↓

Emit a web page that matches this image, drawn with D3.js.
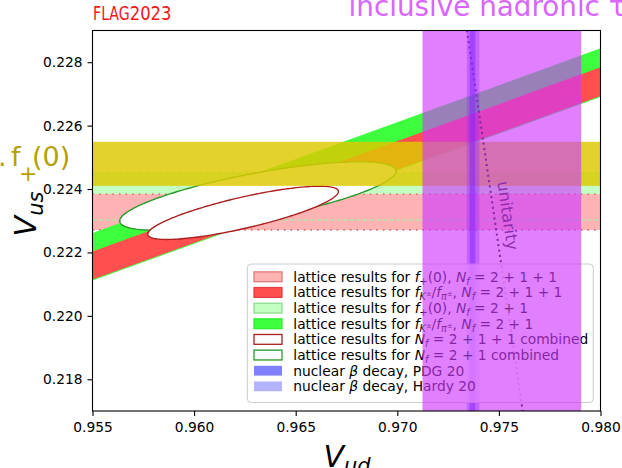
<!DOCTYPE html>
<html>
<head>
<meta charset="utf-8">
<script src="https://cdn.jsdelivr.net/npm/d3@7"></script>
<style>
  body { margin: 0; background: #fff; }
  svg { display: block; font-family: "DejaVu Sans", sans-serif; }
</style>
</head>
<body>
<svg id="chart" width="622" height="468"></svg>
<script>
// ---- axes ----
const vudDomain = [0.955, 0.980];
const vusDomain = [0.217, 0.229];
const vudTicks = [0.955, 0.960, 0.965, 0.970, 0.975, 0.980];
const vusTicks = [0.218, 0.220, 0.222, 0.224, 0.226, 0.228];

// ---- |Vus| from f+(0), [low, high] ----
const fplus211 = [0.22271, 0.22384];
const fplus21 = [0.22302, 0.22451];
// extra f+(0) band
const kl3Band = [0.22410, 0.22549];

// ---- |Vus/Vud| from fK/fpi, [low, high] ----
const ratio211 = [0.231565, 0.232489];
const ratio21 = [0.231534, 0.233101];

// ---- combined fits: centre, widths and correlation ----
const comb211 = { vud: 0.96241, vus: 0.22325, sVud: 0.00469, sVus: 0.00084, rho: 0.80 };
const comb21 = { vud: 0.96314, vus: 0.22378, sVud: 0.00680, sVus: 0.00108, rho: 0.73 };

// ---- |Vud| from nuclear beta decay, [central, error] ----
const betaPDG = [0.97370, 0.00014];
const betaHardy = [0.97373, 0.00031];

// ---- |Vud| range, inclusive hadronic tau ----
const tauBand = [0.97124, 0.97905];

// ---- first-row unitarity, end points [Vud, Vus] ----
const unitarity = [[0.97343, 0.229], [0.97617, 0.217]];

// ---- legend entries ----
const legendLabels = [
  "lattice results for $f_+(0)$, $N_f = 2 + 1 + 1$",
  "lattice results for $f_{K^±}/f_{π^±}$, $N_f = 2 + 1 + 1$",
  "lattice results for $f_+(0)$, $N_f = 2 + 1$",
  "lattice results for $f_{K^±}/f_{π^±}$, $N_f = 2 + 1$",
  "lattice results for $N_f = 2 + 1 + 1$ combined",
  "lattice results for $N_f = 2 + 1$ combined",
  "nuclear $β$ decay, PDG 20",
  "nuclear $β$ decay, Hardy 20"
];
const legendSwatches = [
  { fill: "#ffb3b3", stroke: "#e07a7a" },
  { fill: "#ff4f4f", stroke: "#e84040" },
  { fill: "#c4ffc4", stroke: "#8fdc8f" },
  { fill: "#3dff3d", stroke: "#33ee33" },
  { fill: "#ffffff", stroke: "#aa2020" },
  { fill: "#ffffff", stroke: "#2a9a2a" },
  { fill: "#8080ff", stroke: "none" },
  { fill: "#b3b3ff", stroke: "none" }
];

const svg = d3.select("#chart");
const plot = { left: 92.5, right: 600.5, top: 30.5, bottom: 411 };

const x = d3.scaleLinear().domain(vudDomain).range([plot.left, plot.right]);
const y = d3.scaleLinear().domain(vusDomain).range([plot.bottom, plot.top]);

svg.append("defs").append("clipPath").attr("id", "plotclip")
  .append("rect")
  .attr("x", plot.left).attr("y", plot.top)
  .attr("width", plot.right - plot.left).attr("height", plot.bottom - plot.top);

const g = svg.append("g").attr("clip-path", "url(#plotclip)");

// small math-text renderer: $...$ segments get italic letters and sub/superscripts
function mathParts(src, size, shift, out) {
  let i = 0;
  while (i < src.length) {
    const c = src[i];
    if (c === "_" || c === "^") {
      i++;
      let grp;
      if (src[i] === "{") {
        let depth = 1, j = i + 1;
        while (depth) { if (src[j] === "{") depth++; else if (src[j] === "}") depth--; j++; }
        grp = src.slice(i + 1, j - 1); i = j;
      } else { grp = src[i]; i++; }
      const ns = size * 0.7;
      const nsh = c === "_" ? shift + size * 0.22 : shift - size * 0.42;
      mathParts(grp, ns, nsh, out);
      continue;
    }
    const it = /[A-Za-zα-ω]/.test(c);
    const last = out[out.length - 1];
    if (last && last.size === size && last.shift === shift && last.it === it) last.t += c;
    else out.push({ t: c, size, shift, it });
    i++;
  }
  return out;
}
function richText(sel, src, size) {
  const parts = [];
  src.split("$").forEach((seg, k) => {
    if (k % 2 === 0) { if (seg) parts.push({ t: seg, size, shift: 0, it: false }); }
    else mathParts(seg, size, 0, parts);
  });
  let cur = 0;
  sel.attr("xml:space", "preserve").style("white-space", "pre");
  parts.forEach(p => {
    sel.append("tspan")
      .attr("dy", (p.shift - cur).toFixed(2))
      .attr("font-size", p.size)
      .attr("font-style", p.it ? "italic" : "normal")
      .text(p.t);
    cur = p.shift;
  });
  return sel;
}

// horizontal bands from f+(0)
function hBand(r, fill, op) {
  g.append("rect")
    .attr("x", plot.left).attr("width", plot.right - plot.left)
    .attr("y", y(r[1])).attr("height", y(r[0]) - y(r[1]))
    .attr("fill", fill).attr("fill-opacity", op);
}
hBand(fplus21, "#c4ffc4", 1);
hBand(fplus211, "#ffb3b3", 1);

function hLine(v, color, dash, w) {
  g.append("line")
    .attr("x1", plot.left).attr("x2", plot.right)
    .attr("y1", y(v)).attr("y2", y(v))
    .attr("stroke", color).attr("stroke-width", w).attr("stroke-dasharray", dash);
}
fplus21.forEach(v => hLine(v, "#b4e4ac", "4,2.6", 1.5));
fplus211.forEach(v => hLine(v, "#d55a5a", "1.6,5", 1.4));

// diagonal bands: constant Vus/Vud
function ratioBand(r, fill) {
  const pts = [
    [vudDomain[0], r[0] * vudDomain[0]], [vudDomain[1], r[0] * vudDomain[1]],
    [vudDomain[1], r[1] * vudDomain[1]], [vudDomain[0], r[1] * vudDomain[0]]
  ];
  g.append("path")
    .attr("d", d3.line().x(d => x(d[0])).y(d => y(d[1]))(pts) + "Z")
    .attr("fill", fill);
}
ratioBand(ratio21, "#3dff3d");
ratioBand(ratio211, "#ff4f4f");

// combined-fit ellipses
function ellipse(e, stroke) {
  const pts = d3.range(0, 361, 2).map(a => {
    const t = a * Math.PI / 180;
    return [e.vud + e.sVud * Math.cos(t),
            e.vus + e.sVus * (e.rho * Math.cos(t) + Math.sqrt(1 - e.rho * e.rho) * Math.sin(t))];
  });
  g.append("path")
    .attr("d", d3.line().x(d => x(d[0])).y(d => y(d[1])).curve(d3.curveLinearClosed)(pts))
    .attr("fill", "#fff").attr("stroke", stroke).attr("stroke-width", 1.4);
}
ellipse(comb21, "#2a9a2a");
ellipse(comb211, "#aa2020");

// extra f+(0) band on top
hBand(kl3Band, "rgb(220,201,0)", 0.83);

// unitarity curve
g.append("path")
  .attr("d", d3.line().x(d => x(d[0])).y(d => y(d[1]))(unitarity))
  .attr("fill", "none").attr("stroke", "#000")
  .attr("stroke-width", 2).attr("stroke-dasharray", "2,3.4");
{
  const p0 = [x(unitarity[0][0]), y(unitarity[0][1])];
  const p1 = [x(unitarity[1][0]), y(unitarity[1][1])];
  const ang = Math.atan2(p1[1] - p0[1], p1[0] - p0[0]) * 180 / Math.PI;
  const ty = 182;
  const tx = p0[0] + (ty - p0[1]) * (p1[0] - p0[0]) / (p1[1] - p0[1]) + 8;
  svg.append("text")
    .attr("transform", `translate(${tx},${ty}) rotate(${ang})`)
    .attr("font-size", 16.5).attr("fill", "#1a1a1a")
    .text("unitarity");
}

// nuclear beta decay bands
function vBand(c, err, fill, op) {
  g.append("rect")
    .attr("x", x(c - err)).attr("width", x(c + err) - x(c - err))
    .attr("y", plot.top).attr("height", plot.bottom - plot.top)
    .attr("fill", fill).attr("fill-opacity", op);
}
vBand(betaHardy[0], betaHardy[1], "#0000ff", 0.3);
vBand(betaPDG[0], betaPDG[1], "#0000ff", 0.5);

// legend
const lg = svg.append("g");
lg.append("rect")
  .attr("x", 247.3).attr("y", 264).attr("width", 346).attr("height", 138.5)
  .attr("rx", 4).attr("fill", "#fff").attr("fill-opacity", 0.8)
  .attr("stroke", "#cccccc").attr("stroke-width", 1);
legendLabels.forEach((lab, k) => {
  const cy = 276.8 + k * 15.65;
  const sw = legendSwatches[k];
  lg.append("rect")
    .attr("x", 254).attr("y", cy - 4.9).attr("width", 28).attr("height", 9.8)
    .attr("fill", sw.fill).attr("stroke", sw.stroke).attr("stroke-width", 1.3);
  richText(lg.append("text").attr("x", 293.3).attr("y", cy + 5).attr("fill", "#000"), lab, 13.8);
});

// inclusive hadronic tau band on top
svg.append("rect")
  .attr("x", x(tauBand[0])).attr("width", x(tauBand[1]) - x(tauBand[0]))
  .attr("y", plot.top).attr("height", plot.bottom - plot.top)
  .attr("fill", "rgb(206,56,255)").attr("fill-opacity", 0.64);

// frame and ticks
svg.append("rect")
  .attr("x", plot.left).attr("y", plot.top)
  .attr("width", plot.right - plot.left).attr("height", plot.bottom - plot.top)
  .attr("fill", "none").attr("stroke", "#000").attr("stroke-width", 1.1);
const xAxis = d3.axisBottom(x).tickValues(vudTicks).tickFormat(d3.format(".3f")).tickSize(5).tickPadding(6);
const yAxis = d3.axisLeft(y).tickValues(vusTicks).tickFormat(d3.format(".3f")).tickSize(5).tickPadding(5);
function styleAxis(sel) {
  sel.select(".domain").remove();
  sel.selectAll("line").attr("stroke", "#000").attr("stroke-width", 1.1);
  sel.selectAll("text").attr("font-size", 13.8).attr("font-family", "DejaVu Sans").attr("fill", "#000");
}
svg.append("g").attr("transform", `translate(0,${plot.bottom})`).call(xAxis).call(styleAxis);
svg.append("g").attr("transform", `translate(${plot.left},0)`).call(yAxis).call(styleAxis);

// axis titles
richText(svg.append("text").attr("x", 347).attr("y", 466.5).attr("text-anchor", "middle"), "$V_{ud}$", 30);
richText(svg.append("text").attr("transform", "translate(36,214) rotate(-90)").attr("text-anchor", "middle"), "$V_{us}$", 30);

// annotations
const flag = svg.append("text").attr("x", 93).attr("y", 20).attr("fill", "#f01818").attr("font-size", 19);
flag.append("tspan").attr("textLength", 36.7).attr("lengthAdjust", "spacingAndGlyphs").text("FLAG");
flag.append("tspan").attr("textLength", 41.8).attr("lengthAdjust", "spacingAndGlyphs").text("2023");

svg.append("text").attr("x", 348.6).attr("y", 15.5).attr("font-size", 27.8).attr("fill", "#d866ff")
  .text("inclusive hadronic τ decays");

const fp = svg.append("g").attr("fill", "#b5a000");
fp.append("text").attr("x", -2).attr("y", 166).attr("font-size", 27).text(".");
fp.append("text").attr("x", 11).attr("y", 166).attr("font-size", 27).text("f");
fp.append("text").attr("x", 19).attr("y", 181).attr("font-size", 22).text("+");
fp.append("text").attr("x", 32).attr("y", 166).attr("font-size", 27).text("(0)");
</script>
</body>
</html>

↑

Instruction
Without the pictures, please reproduce each line of the listing above exactly, from the first one through the line bearing "const ratio21 = [0.231534, 0.233101];".

Task result
Emit a web page that matches this image, drawn with D3.js.
<!DOCTYPE html>
<html>
<head>
<meta charset="utf-8">
<script src="https://cdn.jsdelivr.net/npm/d3@7"></script>
<style>
  body { margin: 0; background: #fff; }
  svg { display: block; font-family: "DejaVu Sans", sans-serif; }
</style>
</head>
<body>
<svg id="chart" width="622" height="468"></svg>
<script>
// ---- axes ----
const vudDomain = [0.955, 0.980];
const vusDomain = [0.217, 0.229];
const vudTicks = [0.955, 0.960, 0.965, 0.970, 0.975, 0.980];
const vusTicks = [0.218, 0.220, 0.222, 0.224, 0.226, 0.228];

// ---- |Vus| from f+(0), [low, high] ----
const fplus211 = [0.22271, 0.22384];
const fplus21 = [0.22302, 0.22451];
// extra f+(0) band
const kl3Band = [0.22410, 0.22549];

// ---- |Vus/Vud| from fK/fpi, [low, high] ----
const ratio211 = [0.231565, 0.232489];
const ratio21 = [0.231534, 0.233101];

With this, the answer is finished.